Using the client and project tables, you want to retrieve a list of clients that have intranet projects, using the INNER JOIN syntax, for a report with these headings:






+----------+---------+-------+------+

| CLIENT   | PROJECT | START | END  |

+----------+---------+-------+------+


What SQL statement will you issue?

Question 9:

Refer to the structure and sample data for the client and project tables, shown in the previous question. Using these two tables, you want to retrieve a list of clients that have intranet projects, using an inner join with the WHERE clause, for a report with these headings:






+----------+---------+-------+------+

| CLIENT   | PROJECT | START | END  |

+----------+---------+-------+------+


What SQL statement will you issue?

Question 10:

Refer to the structure and sample data for the client and project tables, shown two questions earlier. Using these two tables, you want to retrieve a list of clients and their projects, sorted by client name, and within client name, sorted by start date, for a report with these headings:






+----------+---------+-------+------+

| CLIENT   | PROJECT | START | END  |

+----------+---------+-------+------+


What SQL statement will you issue?
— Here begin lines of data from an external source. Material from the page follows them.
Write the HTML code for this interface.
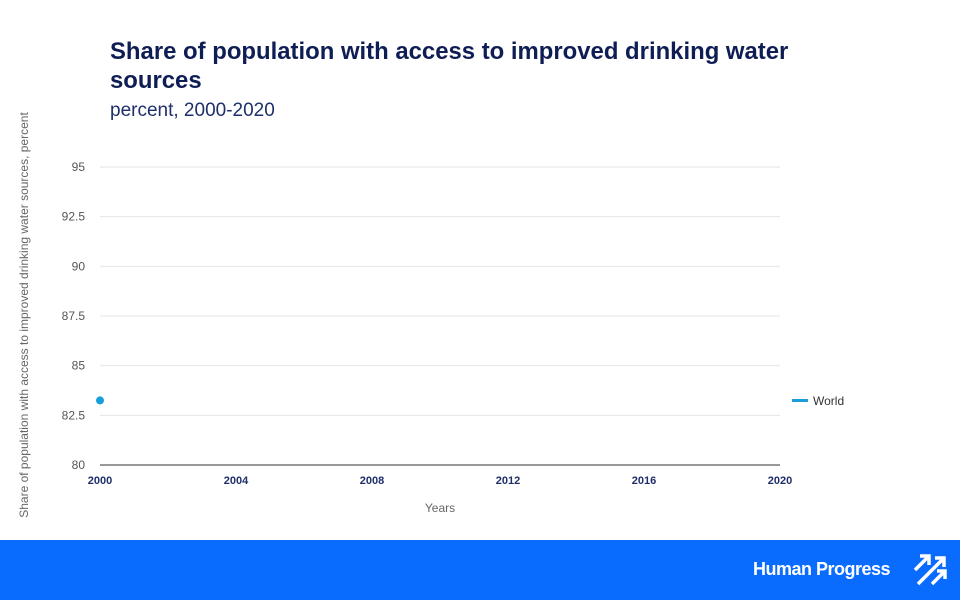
<!DOCTYPE html>
<html><head><meta charset="utf-8"><style>
html,body{margin:0;width:960px;height:600px;overflow:hidden}
body{background:#fff;font-family:"Liberation Sans",sans-serif;position:relative}
.t{position:absolute;left:110px;top:37px;font-size:23.9px;font-weight:bold;color:#0f1d55;line-height:29px;width:710px}
.s{position:absolute;left:110px;top:100px;font-size:19px;color:#1e2f6b}
.footer{position:absolute;left:0;top:540px;width:960px;height:60px;background:#0a6cff}
.logo{position:absolute;left:753px;top:19px;color:#fff;font-size:18px;font-weight:bold;letter-spacing:-0.5px}
</style></head><body>
<div class="t">Share of population with access to improved drinking water sources</div>
<div class="s">percent, 2000-2020</div>
<svg id="c" width="960" height="540" style="position:absolute;left:0;top:0"></svg>
<div class="footer">
<span class="logo">Human Progress</span>
<svg style="position:absolute;left:912px;top:13px" width="36" height="34">
<g stroke="#fff" stroke-width="3.5" fill="none"><path d="M3 17 L17 3 M8 3 H17 V12"/><path d="M6 31 L32 5 M23 5 H32 V14"/><path d="M20 31 L33 18 M25 18 H33 V26"/></g></svg>
</div>
<script>
const years=[2000];
const values=[83.25];
const yTicks=[80,82.5,85,87.5,90,92.5,95];
const xTicks=[2000,2004,2008,2012,2016,2020];
const NS="http://www.w3.org/2000/svg",svg=document.getElementById('c');
const x=v=>100+(v-2000)/20*680, y=v=>465-(v-80)/15*298;
function mk(t,a,txt){const e=document.createElementNS(NS,t);for(const k in a)e.setAttribute(k,a[k]);if(txt!=null)e.textContent=txt;svg.appendChild(e);return e;}
yTicks.forEach(v=>{
 if(v>80){const g=mk('line',{x1:100,x2:780,y1:y(v),y2:y(v),stroke:'#e6e6e6'});
 
 }
 const l=mk('text',{x:85,y:y(v)+4,'text-anchor':'end','font-size':12,fill:'#555'},v);
 
 
});
const ax=mk('line',{x1:100,x2:780,y1:465,y2:465,stroke:'#333'});


xTicks.forEach(v=>{const l=mk('text',{x:x(v),y:484,'text-anchor':'middle','font-size':11,'font-weight':'bold',fill:'#1e2f6b'},v);
 
 });
const xt=mk('text',{x:440,y:512,'text-anchor':'middle','font-size':12,fill:'#666'},'Years');


const yt=mk('text',{x:0,y:0,transform:'translate(28,315) rotate(-90)','text-anchor':'middle','font-size':12,fill:'#666'},'Share of population with access to improved drinking water sources, percent');


years.forEach((yr,i)=>{const p=mk('circle',{cx:x(yr),cy:y(values[i]),r:4,fill:'#1a9ddb'});
 
 });
const lg=mk('rect',{x:792,y:399,width:16,height:3,fill:'#1a9ddb'});


const lt=mk('text',{x:813,y:405,'font-size':12,fill:'#333'},'World');


</script>
</body></html>
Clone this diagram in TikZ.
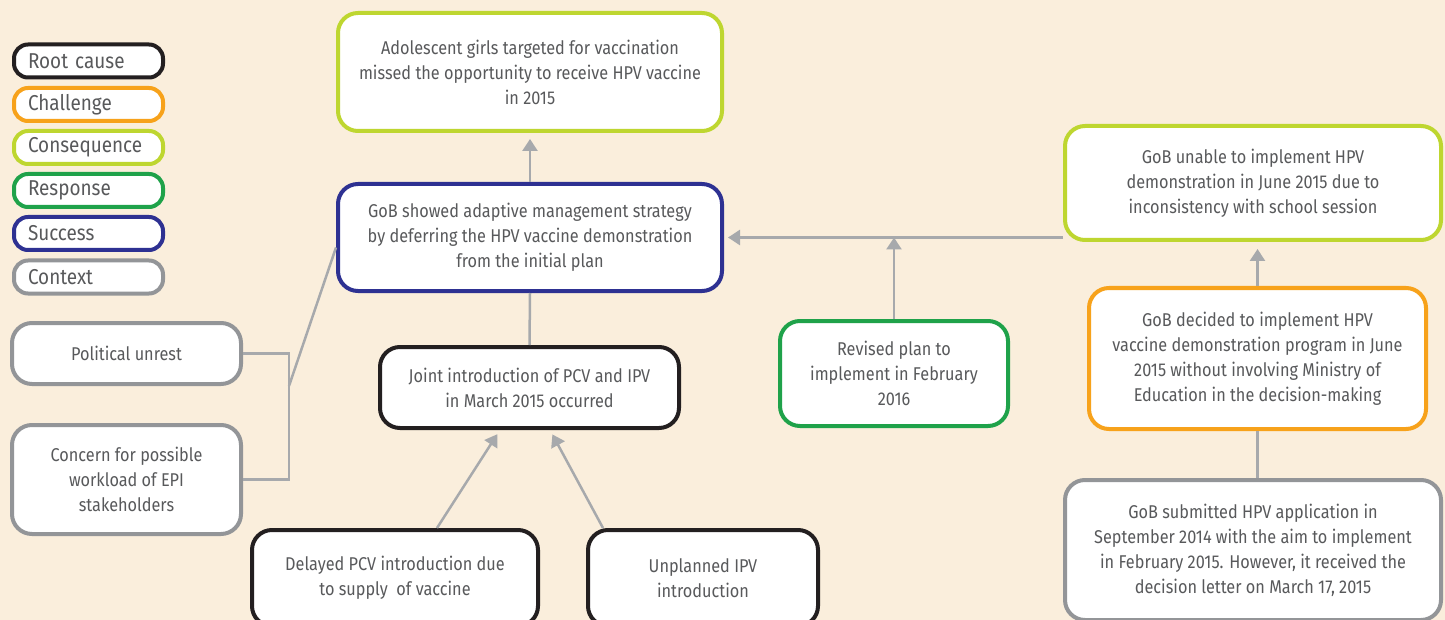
\documentclass[tikz,border=0pt]{standalone}
\usepackage{fontspec}
\setmainfont{Fira Sans}[FakeStretch=0.88]
\usetikzlibrary{arrows.meta,calc}
\definecolor{bg}{HTML}{FAEEDC}
\definecolor{txt}{HTML}{58595B}
\definecolor{cRoot}{HTML}{231F20}
\definecolor{cChal}{HTML}{F7A21B}
\definecolor{cCons}{HTML}{BED630}
\definecolor{cResp}{HTML}{1FA24A}
\definecolor{cSucc}{HTML}{2E3192}
\definecolor{cCtx}{HTML}{939598}
\definecolor{cLine}{HTML}{A7A9AC}
\tikzset{
  box/.style={draw, line width=4pt, fill=white, rounded corners=20pt, align=center,
    text=txt, font=\fontsize{18.5}{25}\selectfont, inner sep=0pt},
  legbox/.style={draw, line width=4pt, fill=white, rounded corners=14pt, anchor=west,
    minimum width=149pt, minimum height=33pt, text width=121pt, align=left, inner xsep=14pt,
    text=txt, font=\fontsize{21.5}{24}\selectfont},
  conn/.style={draw=cLine, line width=2.5pt},
  arr/.style={conn, -{Triangle[width=15pt,length=12pt]}},
}
\begin{document}
\begin{tikzpicture}[x=1pt,y=-1pt]
\useasboundingbox (0,0) rectangle (1445,620);
\clip (0,0) rectangle (1445,620);
\fill[bg] (0,0) rectangle (1445,620);

% legend
\node[legbox, draw=cRoot] (lroot) at (12,61) {Root cause};
\node[legbox, draw=cChal] (lchal) at (12,104.5) {Challenge};
\node[legbox, draw=cCons] (lcons) at (12,147.5) {Consequence};
\node[legbox, draw=cResp] (lresp) at (12,190.5) {Response};
\node[legbox, draw=cSucc] (lsucc) at (12,233.5) {Success};
\node[legbox, draw=cCtx] (lctx) at (12,277) {Context};

% nodes
\node[box, draw=cCtx, minimum width=229pt, minimum height=61pt] (pol) at (126.5,353.5) {Political unrest};
\node[box, draw=cCtx, minimum width=229pt, minimum height=109pt] (conc) at (126.5,479.5) {Concern for possible\\workload of EPI\\stakeholders};
\node[box, draw=cCons, minimum width=384pt, minimum height=118pt] (miss) at (530,72) {Adolescent girls targeted for vaccination\\missed the opportunity to receive HPV vaccine\\in 2015};
\node[box, draw=cSucc, minimum width=384pt, minimum height=107pt] (succ) at (530,237.5) {GoB showed adaptive management strategy\\by deferring the HPV vaccine demonstration\\from the initial plan};
\node[box, draw=cRoot, minimum width=299pt, minimum height=81pt] (joint) at (529.5,387.5) {Joint introduction of PCV and IPV\\in March 2015 occurred};
\node[box, draw=cRoot, minimum width=286pt, minimum height=96pt] (del) at (395,578) {Delayed PCV introduction due\\to supply~ of vaccine};
\node[box, draw=cRoot, minimum width=230pt, minimum height=96pt] (unpl) at (703,578) {Unplanned IPV\\introduction};
\node[box, draw=cResp, minimum width=228pt, minimum height=105pt] (rev) at (894,373.5) {Revised plan to\\implement in February\\2016};
\node[box, draw=cCons, minimum width=376pt, minimum height=114pt] (unab) at (1253,183) {GoB unable to implement HPV\\demonstration in June 2015 due to\\inconsistency with school session};
\node[box, draw=cChal, minimum width=337pt, minimum height=141pt] (dec) at (1257.5,358.5) {GoB decided to implement HPV\\vaccine demonstration program in June\\2015 without involving Ministry of\\Education in the decision-making};
\node[box, draw=cCtx, minimum width=376pt, minimum height=140pt] (sub) at (1253,550) {GoB submitted HPV application in\\September 2014 with the aim to implement\\in February 2015. However, it received the\\decision letter on March 17, 2015};

% connectors
\coordinate (br) at (289,386);
\draw[conn] (pol.east) -- ++(46,0) |- (conc.east);
\draw[conn] (br) -- ([yshift=-10pt]succ.west);
\draw[arr, shorten >=6pt] (succ.north) -- (miss.south);
\draw[conn] (joint.north) -- (succ.south);
\draw[arr, shorten >=5pt] ([xshift=42pt]del.north) -- ([xshift=-29.5pt]joint.south);
\draw[arr, shorten >=5pt] ([xshift=-100pt]unpl.north) -- ([xshift=20.5pt]joint.south);
\draw[arr, shorten >=4pt] (unab.west |- succ.east) -- (succ.east);
\draw[arr] (rev.north) -- (rev.north |- succ.east);
\draw[arr, shorten >=7pt] (dec.north) -- (dec.north |- unab.south);
\draw[conn] (sub.north -| dec.south) -- (dec.south);
\end{tikzpicture}
\end{document}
Clients without projects should also be displayed.

Question 11:

Here's the structure and sample data for two tables, client and project.






mysql> DESCRIBE client; DESCRIBE project;

+-------+----------------------+------+-----+---------+-------+

| Field | Type                 | Null | Key | Default | Extra |

+-------+----------------------+------+-----+---------+-------+

| id    | smallint(5) unsigned |      | PRI | 0       |       |

| name  | char(20)             |      |     |         |       |

+-------+----------------------+------+-----+---------+-------+

+-------+----------------------+------+-----+---------+-------+

| Field | Type                 | Null | Key | Default | Extra |

+-------+----------------------+------+-----+---------+-------+

| pid   | int(10) unsigned     |      | PRI | 0       |       |

| id    | smallint(5) unsigned |      |     | 0       |       |

| name  | char(30)             |      |     |         |       |

| start | date                 | YES  |     | NULL    |       |

| end   | date                 | YES  |     | NULL    |       |

+-------+----------------------+------+-----+---------+-------+

mysql> SELECT * FROM client; SELECT * FROM project;

+-----+---------------+

| id  | name          |

+-----+---------------+

| 101 | Seamen's      |

| 103 | Lennart AG    |

| 110 | MySQL AB      |

| 115 | Icoaten & Co. |

| 125 | Nittboad Inc  |

+-----+---------------+

+-------+-----+-------------+------------+------------+

| pid   | id  | name        | start      | end        |

+-------+-----+-------------+------------+------------+

| 10000 | 103 | New CMS     | 2003-01-00 | 2003-05-00 |

| 10010 | 110 | Texi2XML    | 2002-04-00 | 2003-09-00 |

| 10020 | 100 | Studyguides | 2002-09-00 | 2003-03-30 |

| 10030 | 115 | PDC Server  | 2003-01-00 | 2003-01-00 |

| 10040 | 103 | Intranet    | 2009-02-00 | NULL       |

| 10050 | 101 | Intranet    | NULL       | NULL       |

| 10060 | 115 | SMB Server  | 2003-05-00 | NULL       |

| 10070 | 115 | WLAN        | NULL       | 2003-07-00 |

+-------+-----+-------------+------------+------------+


Using the client and project tables, you want to retrieve a list of clients and their projects, sorted by client name, and within client name, sorted by start date, for a report with these headings:






+----------+---------+-------+------+

| CLIENT   | PROJECT | START | END  |

+----------+---------+-------+------+


What SQL statement will you issue? Clients without projects should be displayed, but projects that don't have a start date and projects that don't have an end date should not be displayed.

Question 12:

The following sample data from two tables, client and project, will be used for the next three questions.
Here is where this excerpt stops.